Incorporating the incorporeal: The potential classification of Bitcoin as a ‘thing’ under South African common law
DOI:
https://doi.org/10.29053/pslr.v17i1.5100Abstract
This article aims to determine whether Bitcoin could be classified as a ‘thing’ in the South African common law of things. The key motivation behind this article is to determine whether the Pandectist focus on the corporeality requirement in the classification of things is outdated in the modern, technologically driven era. Bitcoin, which is classified as a decentralised convertible virtual currency has been received positively in South Africa over the course of the last few years, as Bitcoin adoption has grown exponentially. South Africa has also seen the implementation of important regulatory reforms surrounding virtual currencies; primarily the recognition of virtual currency as a financial product and its traders as financial service providers.

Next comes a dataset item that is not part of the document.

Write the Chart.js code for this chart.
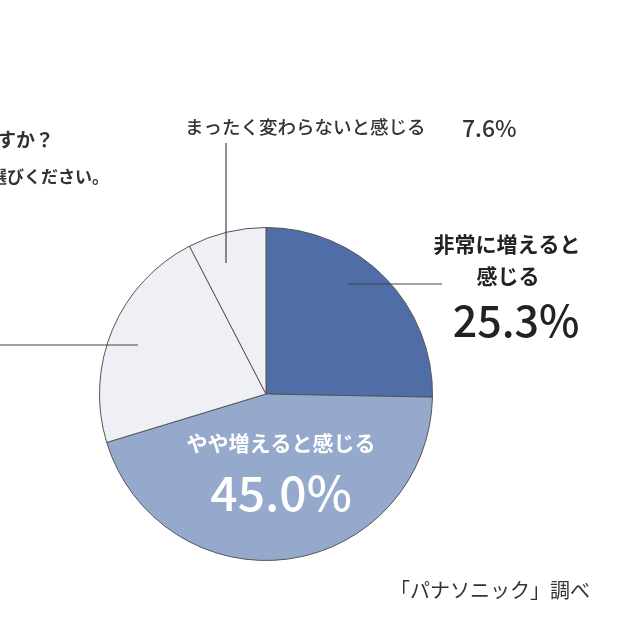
<!DOCTYPE html>
<html><head><meta charset="utf-8">
<script src="https://cdn.jsdelivr.net/npm/chart.js@4/dist/chart.umd.min.js"></script>
<style>html,body{margin:0;padding:0;background:#fff;}canvas{display:block;}</style>
</head><body>
<canvas id="c" width="640" height="640"></canvas>
<script>
const categories = ['非常に増えると感じる', 'やや増えると感じる', 'あまり増えないと感じる', 'まったく変わらないと感じる'];
const values = [25.3, 45.0, 22.1, 7.6];
const colors = ['#4F6EA7', '#94A9CB', '#EEF0F6', '#EEF0F6'];
const FONT = '"Noto Sans CJK JP", "Noto Sans", sans-serif';

const annot = {
  id: 'annot',
  afterDraw(chart) {
    const ctx = chart.ctx;
    const arc = chart.getDatasetMeta(0).data[0];
    const cx = arc.x, cy = arc.y;
    ctx.save();
    // leader lines
    ctx.strokeStyle = '#444';
    ctx.lineWidth = 1.2;
    ctx.beginPath();
    ctx.moveTo(cx + 82, cy - 110); ctx.lineTo(cx + 176, cy - 110);
    ctx.moveTo(cx - 40, cy - 131); ctx.lineTo(cx - 40, cy - 251);
    ctx.moveTo(cx - 128, cy - 49); ctx.lineTo(-5, cy - 49);
    ctx.stroke();

    ctx.textBaseline = 'middle';
    // title fragments (cropped at left)
    ctx.fillStyle = '#333';
    ctx.textAlign = 'left';
    ctx.font = '700 19px ' + FONT;
    ctx.fillText('すか？', -3, 140);
    ctx.font = '700 17px ' + FONT;
    ctx.fillText('選びください。', -10, 177);

    // 7.6% label
    ctx.fillStyle = '#333';
    ctx.font = '500 18.5px ' + FONT;
    ctx.fillText(categories[3], 185, 127);
    ctx.font = '500 23px ' + FONT;
    ctx.fillText(values[3].toFixed(1) + '%', 462, 128);

    // 25.3% label
    ctx.fillStyle = '#222';
    ctx.textAlign = 'center';
    ctx.font = '700 21px ' + FONT;
    ctx.fillText('非常に増えると', 507, 244);
    ctx.fillText('感じる', 508, 276);
    ctx.font = '500 43px ' + FONT;
    ctx.fillText(values[0].toFixed(1) + '%', 516, 321);

    // 45.0% label
    ctx.fillStyle = '#fff';
    ctx.font = '700 21px ' + FONT;
    ctx.fillText('やや増えると感じる', 281, 443);
    ctx.font = '500 48px ' + FONT;
    ctx.fillText(values[1].toFixed(1) + '%', 281, 493);

    // source
    ctx.fillStyle = '#333';
    ctx.textAlign = 'left';
    ctx.font = '400 20px ' + FONT;
    ctx.fillText('「パナソニック」調べ', 390, 590);
    ctx.restore();
  }
};

new Chart(document.getElementById('c'), {
  type: 'pie',
  data: {
    labels: categories,
    datasets: [{
      data: values,
      backgroundColor: colors,
      borderColor: '#555',
      borderWidth: 1
    }]
  },
  options: {
    responsive: false,
    animation: false,
    layout: { padding: { left: 99, right: 207, top: 227, bottom: 79 } },
    plugins: { legend: { display: false }, tooltip: { enabled: false } }
  },
  plugins: [annot]
});
</script>
</body></html>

Given the positive reception of virtual currencies, particularly Bitcoin, in South Africa, this article explores the recognition of Bitcoin as a ‘thing’ in South Africa law, as well as the significance of this classification. From this evaluation, it will become clear that the incorporeal nature of Bitcoin poses a challenge to its common law recognition, albeit not an insurmountable one. In this regard, two arguments — the doctrinal argument and the exception argument — are proposed whereby Bitcoin could be recognised as a thing despite its incorporeality.